## WHAT TO WORK ON
Leave out the pictures and repeat the data exactly.

## DATASET CONTENT
--- begin ---

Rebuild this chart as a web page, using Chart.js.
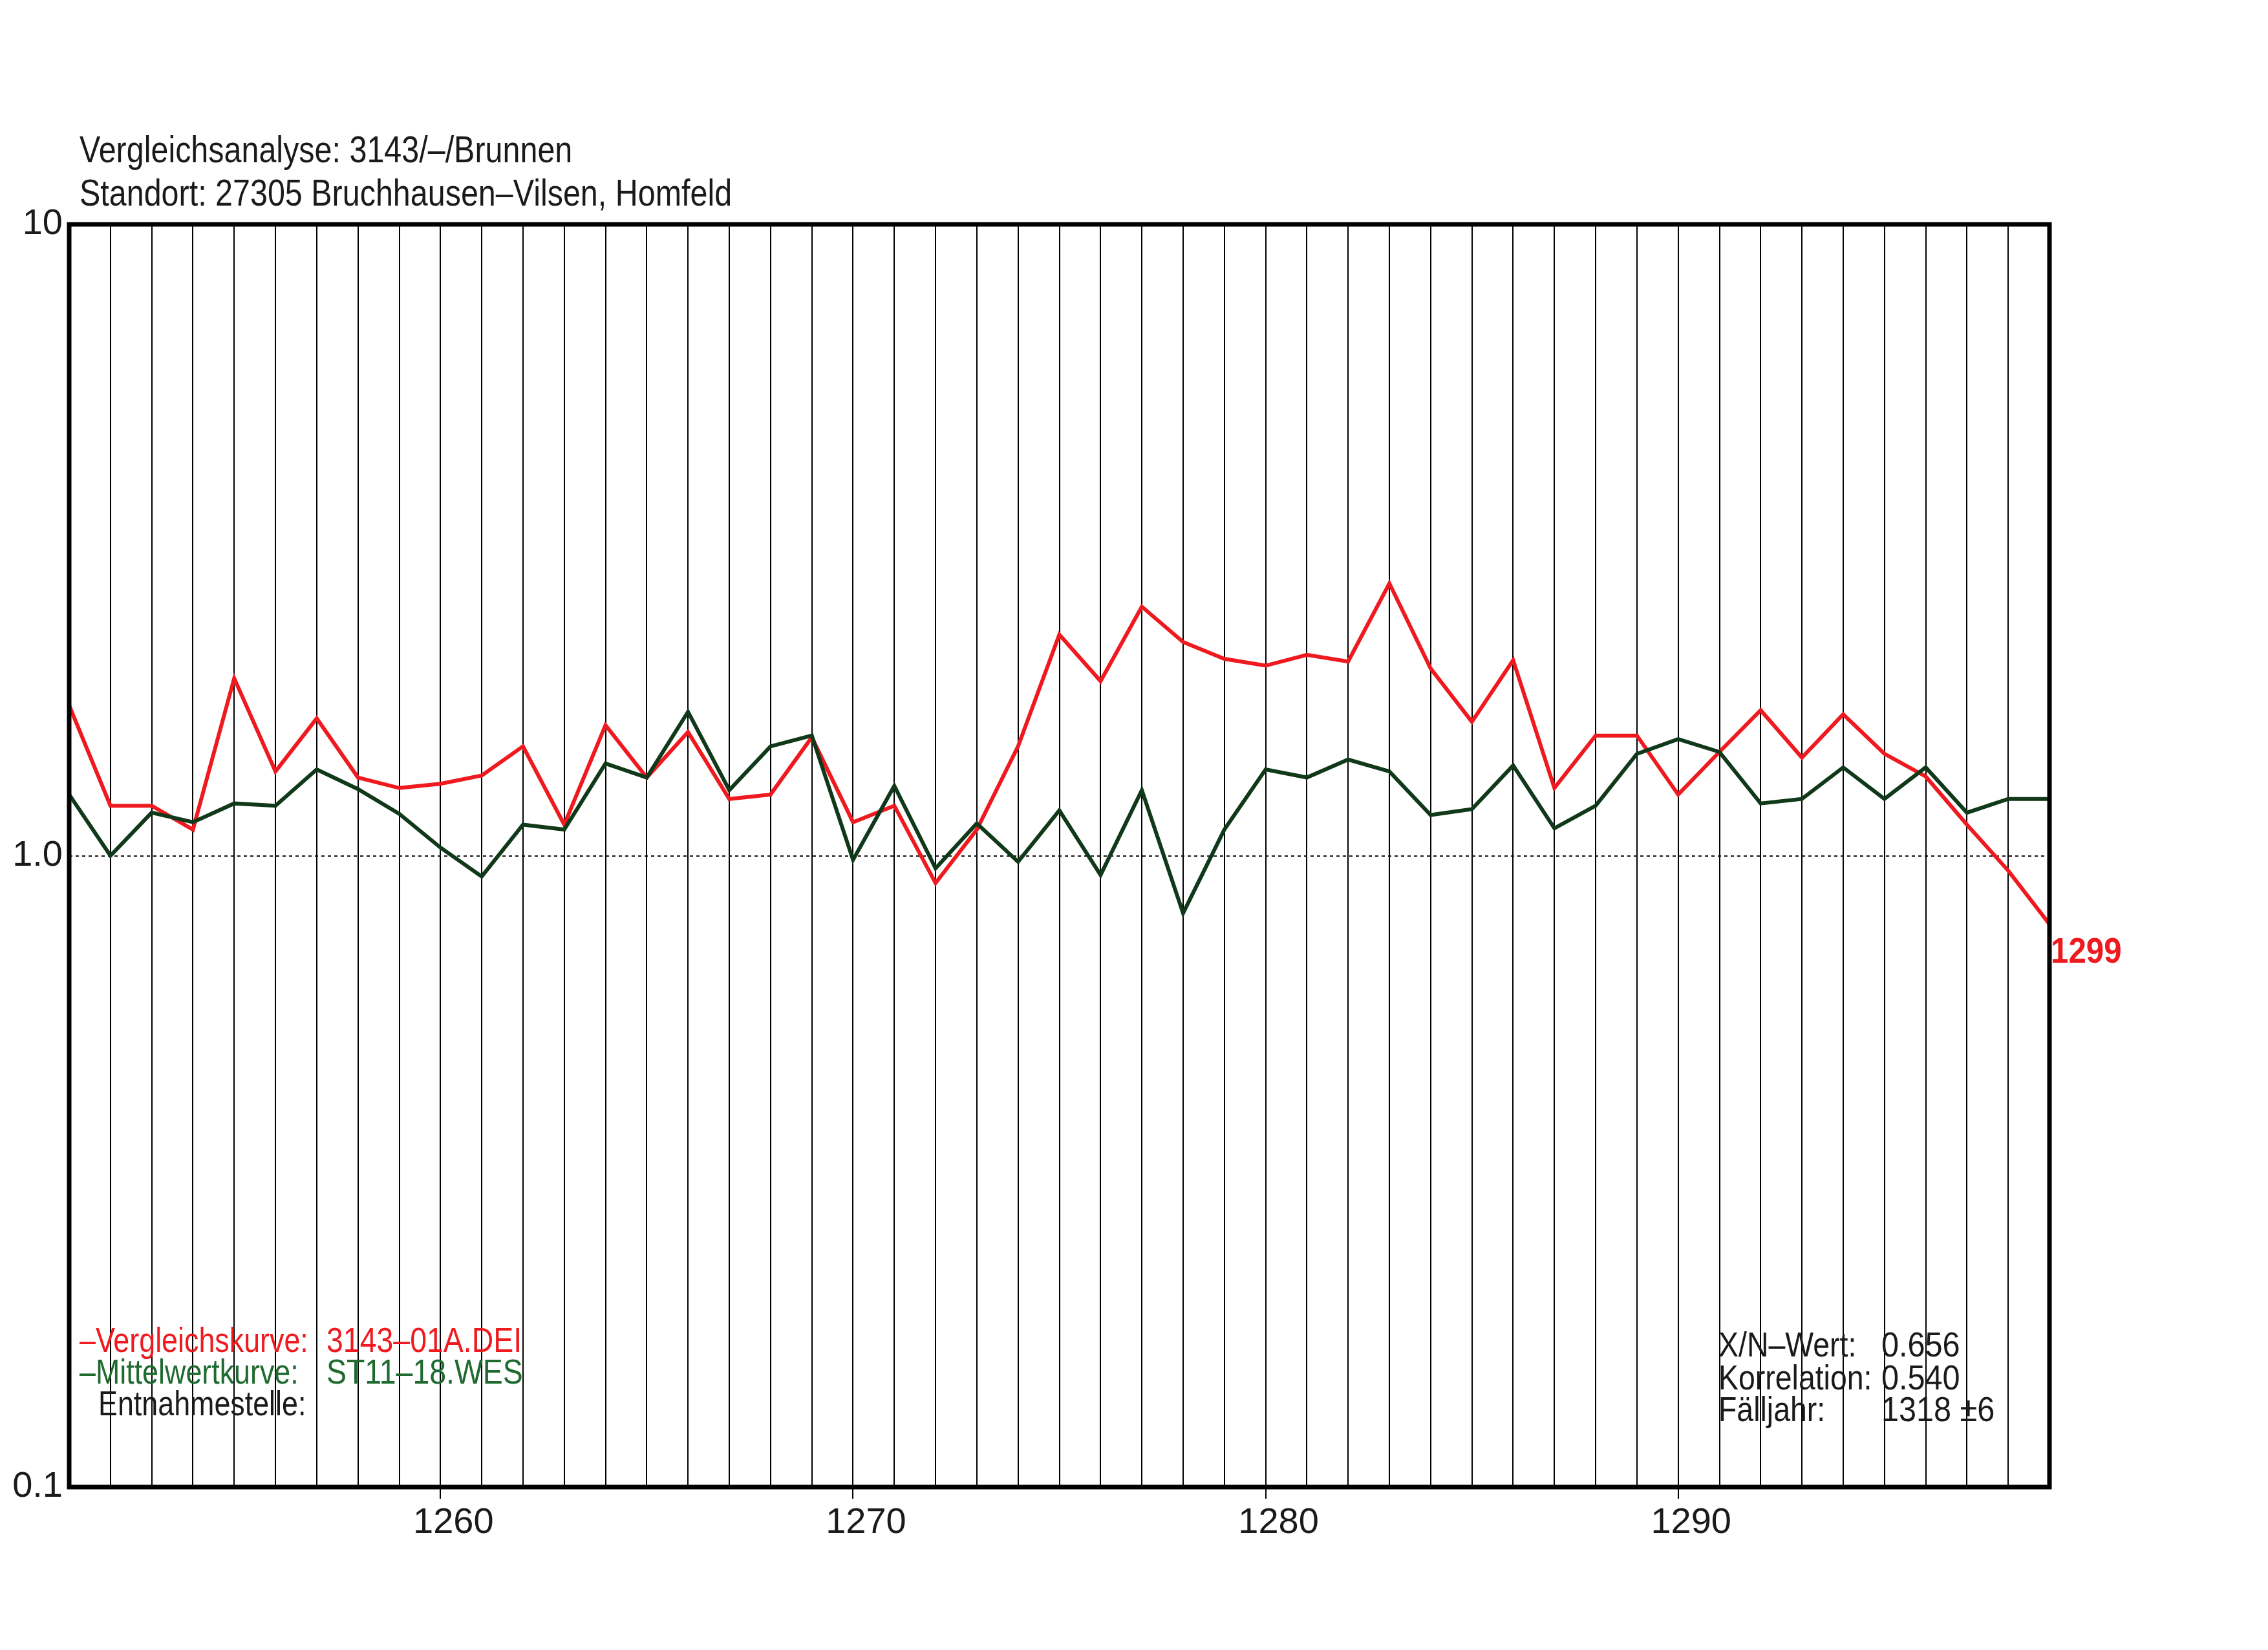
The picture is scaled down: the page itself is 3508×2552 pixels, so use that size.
<!DOCTYPE html>
<html>
<head>
<meta charset="utf-8">
<script src="https://cdn.jsdelivr.net/npm/chart.js@4.4.1/dist/chart.umd.min.js"></script>
<style>
  html, body { margin: 0; padding: 0; background: #fff; }
  canvas { display: block; }
</style>
</head>
<body>
<canvas id="chart" width="3508" height="2552"></canvas>
<script>
// years of the comparison window
const years = [];
for (let y = 1251; y <= 1299; y++) years.push(y);

// Vergleichskurve 3143-01A.DEI (red)
const redValues = [1.73, 1.20, 1.20, 1.10, 1.91, 1.36, 1.65, 1.33, 1.28, 1.30,
  1.34, 1.49, 1.12, 1.61, 1.33, 1.57, 1.23, 1.25, 1.54, 1.13,
  1.20, 0.905, 1.10, 1.49, 2.24, 1.89, 2.48, 2.18, 2.05, 2.00,
  2.08, 2.03, 2.70, 1.98, 1.63, 2.04, 1.28, 1.55, 1.55, 1.25,
  1.46, 1.70, 1.43, 1.675, 1.45, 1.335, 1.12, 0.947, 0.779];

// Mittelwertkurve ST11-18.WES (green)
const greenValues = [1.25, 1.00, 1.17, 1.13, 1.21, 1.20, 1.37, 1.275, 1.165, 1.03,
  0.927, 1.12, 1.10, 1.40, 1.33, 1.69, 1.27, 1.49, 1.55, 0.985,
  1.29, 0.955, 1.125, 0.978, 1.18, 0.932, 1.27, 0.811, 1.10, 1.37,
  1.33, 1.42, 1.36, 1.16, 1.185, 1.39, 1.105, 1.20, 1.45, 1.53,
  1.46, 1.21, 1.23, 1.38, 1.23, 1.38, 1.17, 1.23, 1.23];

const yTicks = [0.1, 1, 10];
const yTickLabels = ['0.1', '1.0', '10'];

const titleLines = ['Vergleichsanalyse: 3143/\u2013/Brunnen',
  'Standort: 27305 Bruchhausen\u2013Vilsen, Homfeld'];
const legendRows = [
  ['\u2013Vergleichskurve:', '3143\u201301A.DEI'],
  ['\u2013Mittelwertkurve:', 'ST11\u201318.WES'],
  ['Entnahmestelle:', '']
];
const statRows = [
  ['X/N\u2013Wert:', '0.656'],
  ['Korrelation:', '0.540'],
  ['F\u00e4lljahr:', '1318 \u00b16']
];
const endLabel = '1299';

const FONT = '"Liberation Sans", Arial, sans-serif';
const RED = '#ee1a1f';
const GREEN_LINE = '#10391a';
const GREEN_TEXT = '#1f6a2f';

// narrow plotter-like lettering: squeeze text horizontally
function narrowText(ctx, str, x, y, sx) {
  ctx.save();
  ctx.translate(x, y);
  ctx.scale(sx, 1);
  ctx.fillText(str, 0, 0);
  ctx.restore();
}

// frame + all the free texts
const annotations = {
  id: 'annotations',
  afterDraw(chart) {
    const ctx = chart.ctx;
    const a = chart.chartArea;
    ctx.save();
    ctx.strokeStyle = '#000';
    ctx.lineWidth = 7;
    ctx.strokeRect(a.left, a.top, a.right - a.left, a.bottom - a.top);

    ctx.textBaseline = 'middle';
    ctx.textAlign = 'left';
    ctx.font = '57px ' + FONT;
    ctx.fillStyle = '#1a1a1a';
    narrowText(ctx, titleLines[0], 123, 235, 0.85);
    narrowText(ctx, titleLines[1], 123, 302, 0.85);

    ctx.font = '54px ' + FONT;
    const legendColors = [RED, GREEN_TEXT, '#1a1a1a'];
    const legendY = [2076, 2125, 2174];
    legendRows.forEach((r, i) => {
      ctx.fillStyle = legendColors[i];
      narrowText(ctx, r[0], i === 2 ? 152 : 123, legendY[i], 0.83);
      if (r[1]) narrowText(ctx, r[1], 505, legendY[i], 0.86);
    });

    const statY = [2083, 2134, 2183];
    ctx.fillStyle = '#1a1a1a';
    statRows.forEach((r, i) => {
      narrowText(ctx, r[0], 2658, statY[i], 0.86);
      narrowText(ctx, r[1], 2910, statY[i], 0.9);
    });

    // end year marker next to the last point of the red curve
    const xs = chart.scales.x;
    const ys = chart.scales.y;
    ctx.fillStyle = RED;
    ctx.font = 'bold 56px ' + FONT;
    narrowText(ctx, endLabel, xs.getPixelForValue(years.length - 1) + 2,
      ys.getPixelForValue(redValues[redValues.length - 1]) + 44, 0.88);
    ctx.restore();
  }
};

const ctx = document.getElementById('chart').getContext('2d');
new Chart(ctx, {
  type: 'line',
  data: {
    labels: years,
    datasets: [{
      label: 'Vergleichskurve',
      data: redValues,
      borderColor: RED,
      borderWidth: 6,
      pointRadius: 0,
      tension: 0,
      order: 2
    }, {
      label: 'Mittelwertkurve',
      data: greenValues,
      borderColor: GREEN_LINE,
      borderWidth: 6,
      pointRadius: 0,
      tension: 0,
      order: 1
    }]
  },
  options: {
    responsive: false,
    devicePixelRatio: 1,
    animation: false,
    layout: { padding: { top: 347, right: 338, bottom: 0, left: 0 } },
    plugins: { legend: { display: false }, tooltip: { enabled: false } },
    scales: {
      x: {
        type: 'category',
        offset: false,
        border: { display: false },
        grid: {
          offset: false,
          color: '#000',
          lineWidth: 2,
          drawTicks: true,
          tickLength: 18,
          tickWidth: 2,
          tickColor: c => (years[c.index] % 10 === 0 ? '#000' : 'rgba(0,0,0,0)')
        },
        ticks: {
          autoSkip: false,
          maxRotation: 0,
          padding: 4,
          labelOffset: 20,
          color: '#1a1a1a',
          font: { size: 56, family: FONT },
          callback: (v, i) => (years[i] % 10 === 0 ? String(years[i]) : '')
        },
        afterFit: s => { s.height = 252; }
      },
      y: {
        type: 'logarithmic',
        min: 0.1,
        max: 10,
        border: { display: false, dash: [5, 5] },
        grid: {
          drawTicks: false,
          lineWidth: 2,
          color: c => (c.tick && c.tick.value === 1 ? '#111' : 'rgba(0,0,0,0)')
        },
        afterBuildTicks: s => { s.ticks = yTicks.map(v => ({ value: v })); },
        ticks: {
          padding: 10,
          color: '#1a1a1a',
          font: { size: 56, family: FONT },
          callback: v => yTickLabels[yTicks.indexOf(v)]
        },
        afterFit: s => { s.width = 107; }
      }
    }
  },
  plugins: [annotations]
});
</script>
</body>
</html>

--- end ---

## IN RESPONSE
Rebuild this chart as a web page, using Chart.js.
The picture is scaled down: the page itself is 3508×2552 pixels, so use that size.
<!DOCTYPE html>
<html>
<head>
<meta charset="utf-8">
<script src="https://cdn.jsdelivr.net/npm/chart.js@4.4.1/dist/chart.umd.min.js"></script>
<style>
  html, body { margin: 0; padding: 0; background: #fff; }
  canvas { display: block; }
</style>
</head>
<body>
<canvas id="chart" width="3508" height="2552"></canvas>
<script>
// years of the comparison window
const years = [];
for (let y = 1251; y <= 1299; y++) years.push(y);

// Vergleichskurve 3143-01A.DEI (red)
const redValues = [1.73, 1.20, 1.20, 1.10, 1.91, 1.36, 1.65, 1.33, 1.28, 1.30,
  1.34, 1.49, 1.12, 1.61, 1.33, 1.57, 1.23, 1.25, 1.54, 1.13,
  1.20, 0.905, 1.10, 1.49, 2.24, 1.89, 2.48, 2.18, 2.05, 2.00,
  2.08, 2.03, 2.70, 1.98, 1.63, 2.04, 1.28, 1.55, 1.55, 1.25,
  1.46, 1.70, 1.43, 1.675, 1.45, 1.335, 1.12, 0.947, 0.779];

// Mittelwertkurve ST11-18.WES (green)
const greenValues = [1.25, 1.00, 1.17, 1.13, 1.21, 1.20, 1.37, 1.275, 1.165, 1.03,
  0.927, 1.12, 1.10, 1.40, 1.33, 1.69, 1.27, 1.49, 1.55, 0.985,
  1.29, 0.955, 1.125, 0.978, 1.18, 0.932, 1.27, 0.811, 1.10, 1.37,
  1.33, 1.42, 1.36, 1.16, 1.185, 1.39, 1.105, 1.20, 1.45, 1.53,
  1.46, 1.21, 1.23, 1.38, 1.23, 1.38, 1.17, 1.23, 1.23];

const yTicks = [0.1, 1, 10];
const yTickLabels = ['0.1', '1.0', '10'];

const titleLines = ['Vergleichsanalyse: 3143/\u2013/Brunnen',
  'Standort: 27305 Bruchhausen\u2013Vilsen, Homfeld'];
const legendRows = [
  ['\u2013Vergleichskurve:', '3143\u201301A.DEI'],
  ['\u2013Mittelwertkurve:', 'ST11\u201318.WES'],
  ['Entnahmestelle:', '']
];
const statRows = [
  ['X/N\u2013Wert:', '0.656'],
  ['Korrelation:', '0.540'],
  ['F\u00e4lljahr:', '1318 \u00b16']
];
const endLabel = '1299';

const FONT = '"Liberation Sans", Arial, sans-serif';
const RED = '#ee1a1f';
const GREEN_LINE = '#10391a';
const GREEN_TEXT = '#1f6a2f';

// narrow plotter-like lettering: squeeze text horizontally
function narrowText(ctx, str, x, y, sx) {
  ctx.save();
  ctx.translate(x, y);
  ctx.scale(sx, 1);
  ctx.fillText(str, 0, 0);
  ctx.restore();
}

// frame + all the free texts
const annotations = {
  id: 'annotations',
  afterDraw(chart) {
    const ctx = chart.ctx;
    const a = chart.chartArea;
    ctx.save();
    ctx.strokeStyle = '#000';
    ctx.lineWidth = 7;
    ctx.strokeRect(a.left, a.top, a.right - a.left, a.bottom - a.top);

    ctx.textBaseline = 'middle';
    ctx.textAlign = 'left';
    ctx.font = '57px ' + FONT;
    ctx.fillStyle = '#1a1a1a';
    narrowText(ctx, titleLines[0], 123, 235, 0.85);
    narrowText(ctx, titleLines[1], 123, 302, 0.85);

    ctx.font = '54px ' + FONT;
    const legendColors = [RED, GREEN_TEXT, '#1a1a1a'];
    const legendY = [2076, 2125, 2174];
    legendRows.forEach((r, i) => {
      ctx.fillStyle = legendColors[i];
      narrowText(ctx, r[0], i === 2 ? 152 : 123, legendY[i], 0.83);
      if (r[1]) narrowText(ctx, r[1], 505, legendY[i], 0.86);
    });

    const statY = [2083, 2134, 2183];
    ctx.fillStyle = '#1a1a1a';
    statRows.forEach((r, i) => {
      narrowText(ctx, r[0], 2658, statY[i], 0.86);
      narrowText(ctx, r[1], 2910, statY[i], 0.9);
    });

    // end year marker next to the last point of the red curve
    const xs = chart.scales.x;
    const ys = chart.scales.y;
    ctx.fillStyle = RED;
    ctx.font = 'bold 56px ' + FONT;
    narrowText(ctx, endLabel, xs.getPixelForValue(years.length - 1) + 2,
      ys.getPixelForValue(redValues[redValues.length - 1]) + 44, 0.88);
    ctx.restore();
  }
};

const ctx = document.getElementById('chart').getContext('2d');
new Chart(ctx, {
  type: 'line',
  data: {
    labels: years,
    datasets: [{
      label: 'Vergleichskurve',
      data: redValues,
      borderColor: RED,
      borderWidth: 6,
      pointRadius: 0,
      tension: 0,
      order: 2
    }, {
      label: 'Mittelwertkurve',
      data: greenValues,
      borderColor: GREEN_LINE,
      borderWidth: 6,
      pointRadius: 0,
      tension: 0,
      order: 1
    }]
  },
  options: {
    responsive: false,
    devicePixelRatio: 1,
    animation: false,
    layout: { padding: { top: 347, right: 338, bottom: 0, left: 0 } },
    plugins: { legend: { display: false }, tooltip: { enabled: false } },
    scales: {
      x: {
        type: 'category',
        offset: false,
        border: { display: false },
        grid: {
          offset: false,
          color: '#000',
          lineWidth: 2,
          drawTicks: true,
          tickLength: 18,
          tickWidth: 2,
          tickColor: c => (years[c.index] % 10 === 0 ? '#000' : 'rgba(0,0,0,0)')
        },
        ticks: {
          autoSkip: false,
          maxRotation: 0,
          padding: 4,
          labelOffset: 20,
          color: '#1a1a1a',
          font: { size: 56, family: FONT },
          callback: (v, i) => (years[i] % 10 === 0 ? String(years[i]) : '')
        },
        afterFit: s => { s.height = 252; }
      },
      y: {
        type: 'logarithmic',
        min: 0.1,
        max: 10,
        border: { display: false, dash: [5, 5] },
        grid: {
          drawTicks: false,
          lineWidth: 2,
          color: c => (c.tick && c.tick.value === 1 ? '#111' : 'rgba(0,0,0,0)')
        },
        afterBuildTicks: s => { s.ticks = yTicks.map(v => ({ value: v })); },
        ticks: {
          padding: 10,
          color: '#1a1a1a',
          font: { size: 56, family: FONT },
          callback: v => yTickLabels[yTicks.indexOf(v)]
        },
        afterFit: s => { s.width = 107; }
      }
    }
  },
  plugins: [annotations]
});
</script>
</body>
</html>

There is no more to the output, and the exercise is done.